The bed may seem like an unusual place to stage a celebrity portrait. What’s even more surprising is the many moods that LIFE photographers were able to achieve when they brought their subjects under—or in most cases, on top of—the covers.
The most obvious mood to create is that of seduction, which Peter Stackpole did with his photo of actress Rita Hayworth. That image from 1945 captures the hold she had on her audience, later vividly portrayed in a classic scene in The Shawshank Redemption.
But some of LIFE’s bed portraits have a heavier mood. Consider a photo of William S. Burroughs, taken by Loomis Dean. The author of such novels as Naked Lunch and Junky is wearing a suit as he sits on a narrow bed with a squishy-looking mattress, while a bright light shines overhead in a modest-looking room. While the bed is nominally in a place of repose, nothing about this picture looks comfortable, which is fitting for the man who produced some of the most memorably disturbing literature of the 20th century.
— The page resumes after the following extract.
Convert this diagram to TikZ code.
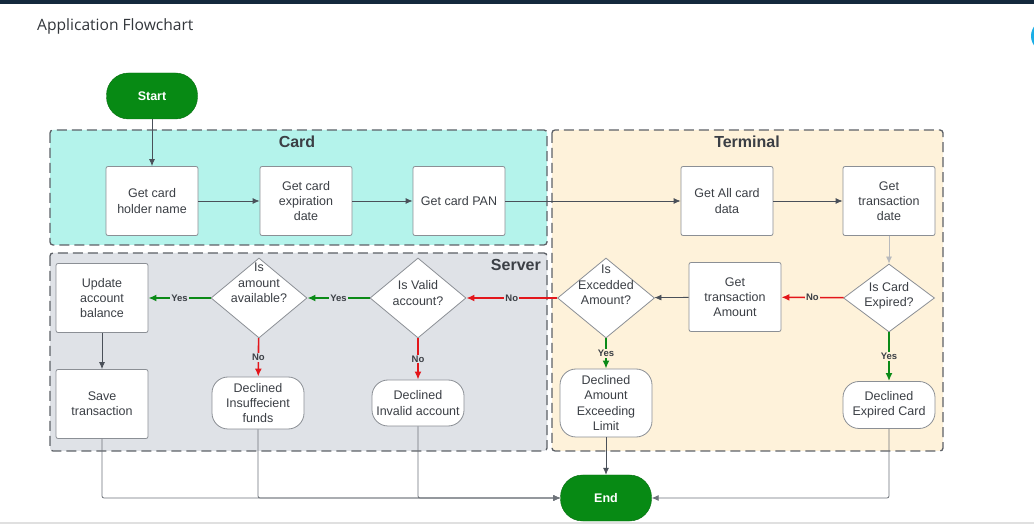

Another man who looked uncomfortable in his bedroom portrait—Richard Nixon. He was photographed by Cornell Capa in 1952, the year he would be elected Vice President. Like Burroughs, he wears a tie and dress clothes. Here the future President sits up on a narrow bed, his dress shoes on the bedquilt as he reviews documents that he has propped on his legs.
Nixon is not the only subject to take his work into bed. Vladimir Nabokov is somehow writing while lying on his back (although this was not his normal routine). Comedian Bob Hope talks on the phone while getting a foot massage in a picture that makes the bed seem like the touring comedian’s office. Henri Matisse pulls off the impressive trick of sculpting in bed—though using the bedroom as a place of creation is has some precedent among great artists.
Of course some some subjects appear to be relaxed and enjoying themselves. John F Kennedy and wife Jackie play with their daughter Caroline. Author W. Somerset Maughm enjoys the luxury of breakfast in bed. Actors Jimmy Stewart and Paulette Goddard are each seen reading in bed, in very different circumstances—she is traveling on a transatlantic cruise, and he is back at his family home after having served in World War II.
The most striking bedroom photo may be of Sophia Loren and her husband, movie producer Carlo Ponti. The picture was among those taken by Alfred Eisenstaedt for a story on the couple moving into their dream house, a 50-room villa near Rome. The shoot was no doubt exhausting for an article that ran at ten pages in LIFE. Eisenstadt photographed the actress by the pool, picking fruit, and wearing many different outfits in the home’s various settings. In bed with her husband, more than any of the other stars that LIFE shot in their bedrooms, she truly looks as if she needs to lay down.